When you find a good business relationship, latch on to it, nurture it, support it, and let it grow. Even though the past year has been tough, it’s also shown us who truly wants to see win-win situations blossom and who’s out for themselves. To this day, after nearly a year of quite literally helping them keep their doors open, we still have partners who cringe at the thought of offering us exclusive drink discounts. It’s a constant back and forth and ongoing evaluation of who’s the right fit for both the short and long term.
What platform/tools do you use for your business?
As mentioned earlier, we built out our initial website on Squarespace, though we’ll most likely be migrating to something a bit more robust like Webflow shortly.
We currently use Eventbrite, Airbnb, Groupon, and Nightout as our main ticket sale partners. Instagram and Facebook are our main social platforms currently, and we use a few different tools like Later.com and Canva for social distribution and creation for those platforms. Asana is our go-to project planning and management center, and we use Mailchimp for our email campaigns. Willow.co was also an absolutely fantastic social tool that helped us get up and running that I’d recommend to solo-founders or small teams, especially those without an in-house social manager.

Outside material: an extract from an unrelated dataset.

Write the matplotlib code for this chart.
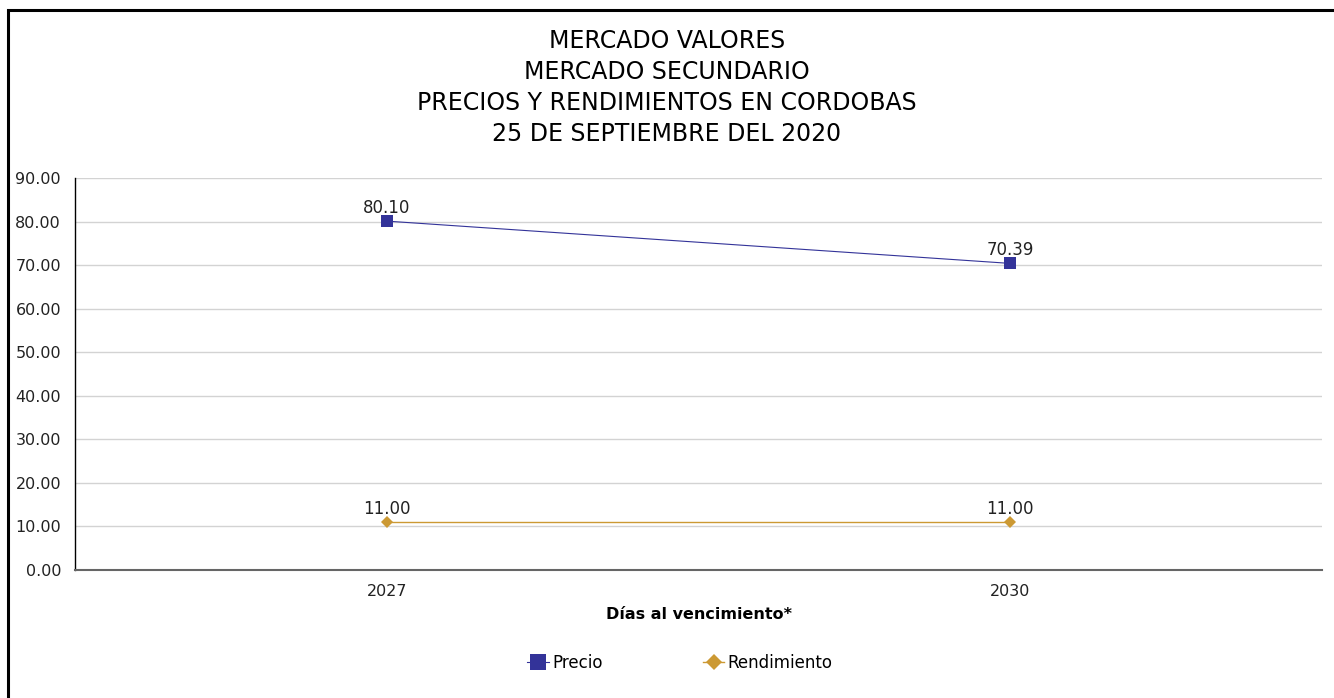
import matplotlib
matplotlib.use("Agg")
import matplotlib.pyplot as plt
from matplotlib.patches import Rectangle
from matplotlib.lines import Line2D

plt.rcParams['font.family'] = ['DejaVu Sans']

categories = ["2027", "2030"]
precio = [80.10, 70.39]
rendimiento = [11.00, 11.00]
yticks = [0, 10, 20, 30, 40, 50, 60, 70, 80, 90]
title_lines = ["MERCADO VALORES", "MERCADO SECUNDARIO",
               "PRECIOS Y RENDIMIENTOS EN CORDOBAS", "25 DE SEPTIEMBRE DEL 2020"]

W, H = 1334, 698
fig = plt.figure(figsize=(W / 100, H / 100), dpi=100)
fig.patch.set_facecolor("white")

# outer border
fig.add_artist(Rectangle((7.5 / W, -0.05), 1.2, (H - 9.5) / H + 0.05,
                         transform=fig.transFigure, fill=False,
                         edgecolor="black", linewidth=2.2, clip_on=False))

ax = fig.add_axes([75 / W, 1 - 570 / H, (1322 - 75) / W, (570 - 178) / H])
x = list(range(len(categories)))

c_p = "#333399"
c_r = "#CC9933"

ax.plot(x, precio, color=c_p, linewidth=0.8, marker="s", markersize=8,
        markeredgewidth=0, zorder=3)
ax.plot(x, rendimiento, color=c_r, linewidth=1.0, marker="D", markersize=6,
        markeredgewidth=0, zorder=3)

for xi, v in zip(x, precio):
    ax.annotate(f"{v:.2f}", (xi, v), xytext=(0, 3), textcoords="offset points",
                ha="center", va="bottom", fontsize=12, color="#222222")
for xi, v in zip(x, rendimiento):
    ax.annotate(f"{v:.2f}", (xi, v), xytext=(0, 3), textcoords="offset points",
                ha="center", va="bottom", fontsize=12, color="#222222")

ax.set_xlim(-0.5, len(categories) - 0.5)
ax.set_ylim(0, 90)
ax.set_yticks(yticks)
ax.set_yticklabels([f"{t:.2f}" for t in yticks], fontsize=11.5, color="#222222")
ax.set_xticks(x)
ax.set_xticklabels(categories, fontsize=11.5, color="#222222")
ax.tick_params(axis="both", length=0)
ax.tick_params(axis="y", pad=10)
ax.tick_params(axis="x", pad=10)
ax.grid(axis="y", color="#d3d3d3", linewidth=1)
ax.set_axisbelow(True)
for s in ["top", "right"]:
    ax.spines[s].set_visible(False)
ax.spines["left"].set_color("black")
ax.spines["left"].set_linewidth(1)
ax.spines["bottom"].set_color("#666666")
ax.spines["bottom"].set_linewidth(1.5)

ax.set_xlabel("Días al vencimiento*", fontsize=11.5, fontweight="bold",
              labelpad=6)

for i, line in enumerate(title_lines):
    fig.text(667 / W, 1 - (41 + 31 * i) / H, line, ha="center", va="center",
             fontsize=17, color="black")

handles = [Line2D([], [], color=c_p, marker="s", markersize=11, linewidth=0.8,
                  markeredgewidth=0),
           Line2D([], [], color=c_r, marker="D", markersize=8, linewidth=1.0,
                  markeredgewidth=0)]
fig.legend(handles, ["Precio", "Rendimiento"], loc="center",
           bbox_to_anchor=(680 / W, 1 - 663 / H), ncol=2, frameon=False,
           fontsize=12, handlelength=1.3, handletextpad=0.2, columnspacing=6)

fig.savefig("out.png", dpi=100)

A friend of mine also told me about Stacklingo.com as I was signing up for some of our software, which ended up being a huge plus. As a low-budget startup impacted the way we were by COVID, it saved us both significant time and dollars getting the discounts we did.
All in all, we run quite simple and streamlined processes. I think our entire tech stack will be drastically different 6-12 months from now as we continue to grow.
What have been the most influential books, podcasts, or other resources?
Personally, I’m a huge fan of How I Built This with Guy Raz and business classics like One Thousand Ways to Make $1,000. When I was younger I absorbed every article, podcast, and YouTube short like a sponge. Over time, I actually largely stopped listening and watching things like this after discovering that they were sometimes creating more indecision and inaction than really doing.
One reason I love older books is that the information and stories contained therein are often timeless in moral but outdated enough to make you think about how you could apply the same concepts to current, modern times.
Advice for other entrepreneurs who want to get started or are just starting?
I’d largely consider myself to be an ‘expert generalist,’ a term I took from Charlie Munger, Warren Buffet’s right-hand man: “someone who has the ability and curiosity to master and collect expertise in many different disciplines, industries, skills, topics...and being able to draw on that diverse knowledge base to recognize patterns, connect dots, and improvise on situations.”
I credit the creation and seeing the opportunity for something like Denver Pub Crawl to that alone. When I was traveling and at a pub crawl, did I know or even think I’d be doing this years later? Of course, not. Develop the ability to observe, collect information, process that information, and recognize and create an opportunity when you see it.
Are you looking to hire for certain positions right now?
100%! As mentioned above, we’re looking at expanding to several US cities by the end of the year. If you’re someone who has a good pulse or connections to the nightlife clusters in your community or city, we should talk.
We’re also always looking for fun, energetic, charismatic, hospitable, and outgoing hosts to lead our crawls.